Работа Пирсона, опубликованная в середине 1980-х годов, смоделирована на гораздо более давнем подходе, который покоится на двух основных принципах. Первая касается метода работы древних историков. С 1868 года предусматривалось, что Диодор опирался только на один источник, когда сочинял свою работу: оканчивая повествование о событиях или описывая ситуацию, он переключался на другой источник, чтобы перейти к следующей теме. Результатом, конечно, является то, что когда Диодор в своем рассказе упоминает двух или более авторов для различных версий, мы должны себе представить, что он на самом деле нашел вариант, уже упоминавшийся в его источнике - как поступает Пирсон. Но эти попытки принести ясность и определенность в исследование авторских источников сильно упрощают вопросы, особенно в случае с Диодором, последние работы о котором стараются показать, что он не бездумный и роботизированный компилятор, каким ученые часто его изображают. Второй принцип утверждает, что более поздние авторы вроде Диодора сохранили определенные черты содержания, стиля или точки зрения авторов, которых они используют. Так, Диодор использовал только один источник зараз: это означает, что едва определив авторский отпечаток, мы должны уметь нарезать Диодоров текст в аккуратные блоки из Эфора, Tимея, Гиеронима, Дуриса и так далее. Рассмотрим следующее заявление Пирсона в ходе анализа Диодорова сообщения о Гимерской битве (11.20-26): "Пространное рассуждение о методе Диодора не может быть предпринято здесь, но если последовательная картина Тимеевой работы вырисовывается из предположения, что Диодор использовал ее в качестве своего основного источника для сицилийской истории в книгах ХІ-ХIV, должно признать, что гипотезу 'одного источника' нельзя легко отбросить для этих книг ..." Без прямых свидетельств о работе Тимея, не говоря о достаточно большом образце, по которому можно выявить закономерности в его методе рассказа, любое начинание в этом направлении остается сугубо субъективным и полностью открытым для индивидуальной интерпретации. В самом деле, почти столетие споров привело к безрезультатным, если не к противоречивым выводам и к небольшому или к никакому соглашению среди ученых даже по самым принципиальным моментам.
В целом, результаты всегда могут быть только спекулятивными, учитывая огромное количество историков и исторического нарратива, которые были потеряны. Поэтому, на мой взгляд, бессмысленно искать следы Tимея там, где он не указан по имени, если мы не можем быть уверены в обретении правильного понимания его историографии. Чтобы достичь даже этого первоначального этапа, потребуется детальная проработка сохранившихся свидетельств с использованием методологии, учитывающей их фрагментарную природу, и другие вопросы, которые я задал. Даже тогда я лично по-прежнему не убежден, что мы можем разработать безошибочный способ выявления скрытых или безымянных "фрагментов" Тимея или любого другого погибшего историка.

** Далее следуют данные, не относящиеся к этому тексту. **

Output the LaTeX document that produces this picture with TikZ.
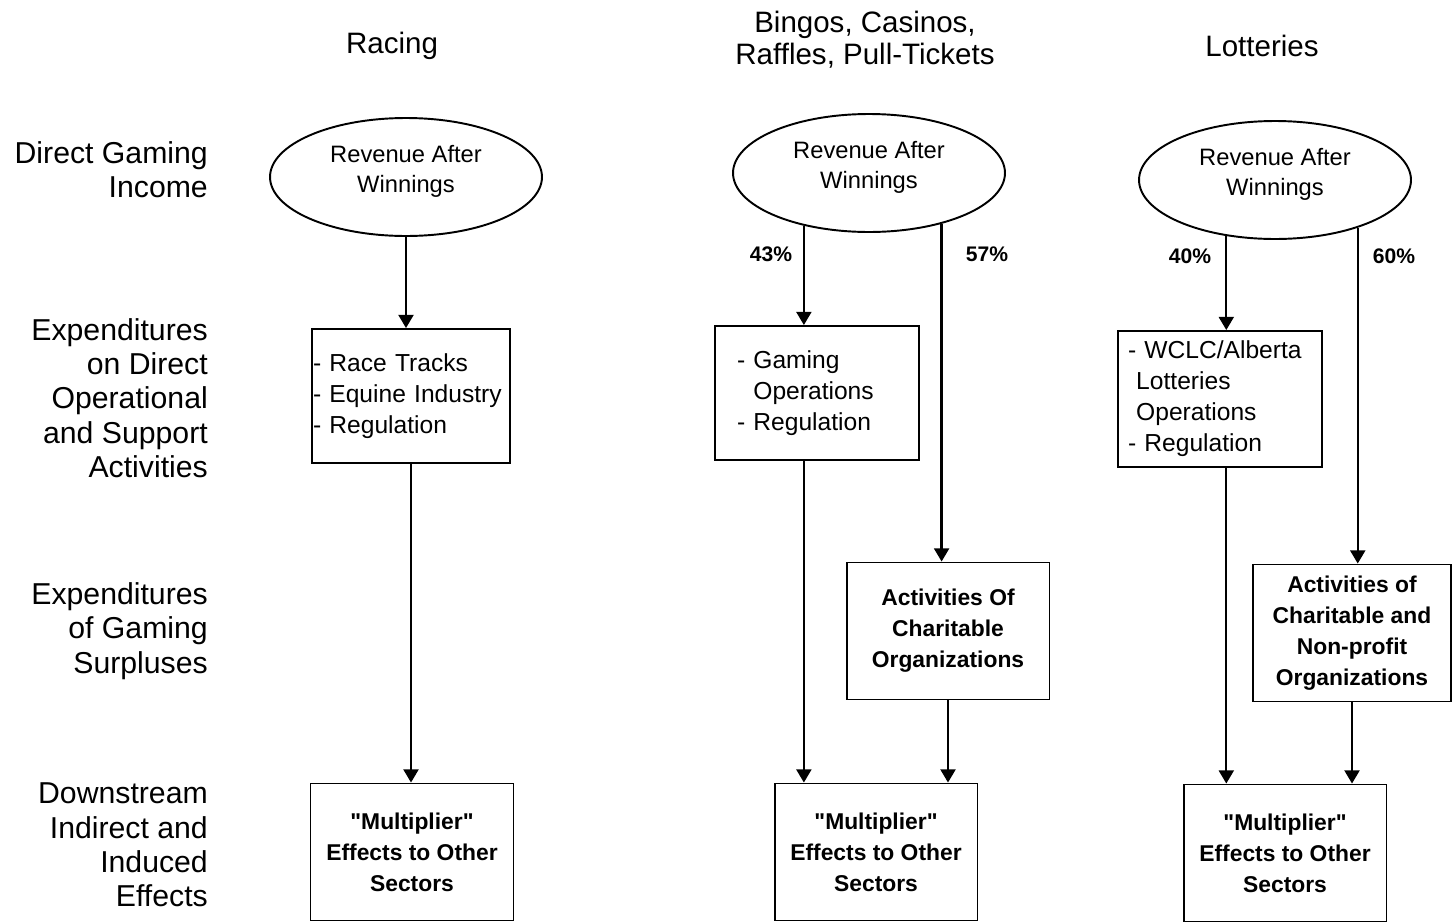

Наибольший вклад в исследование по Тимею был сделан итальянским ученым Риккардо Ваттуоне, который посвятил ему несколько статей и две книги. При рассмотрении ряда отдельных фрагментов Ваттуоне утверждает, что Полибий неверно понимает (умышленно или нет) Тимеев смысл в изложении определенных историй или критики отдельных лиц, и он пытается показать, насколько Тимей реагирует на изображение ключевых событий и фигур в сицилийской истории предыдущими историками. Но Полибий, взяв отрывки из контекста и трактуя их как изолированные куски, заставляет его казаться мелочным, вульгарным, едким и склонным к неуместным отступлениям. Кроме того, современные ученые - не сравнивая Полибиевы цитаты с оригинальным текстом Тимея - во многом судили о нем как и Полибий. Существует также опасность, я верю, что Ваттуоне пытается доказать Tимеевым критикам, что они неправы во всех отношениях. В некоторых случаях, по сути, он похоже, готов просто предположить, что Tимей был тщательным и надежным историком. Например, он утверждает, что, хотя книги об Агафокле и пострадали от notizie inferiore, основная часть работы, "без сомнения, была кладезем лично засвидетельствованной информации большой документальной ценности ..."
Хотя в основном Ваттуоне интересовался обсуждением Тимеем сицилийских тиранов, его работа незаменима почти в каждом аспекте касательно Tимеевой работы, и я буду часто ссылаться на его выводы. Единственное, в чем я решил не следовать его примеру - так это использовать в качестве свидетельств о работе Тимея те пассажи у позднейших авторов, где он прямо не назван в качестве источника. Моя цель состоит не в том, чтобы "реабилитировать" Tимея, но рассмотреть его работу заново, без предубеждений, причем сделать это с переосмыслением природы историописания в эллинистическую эпоху.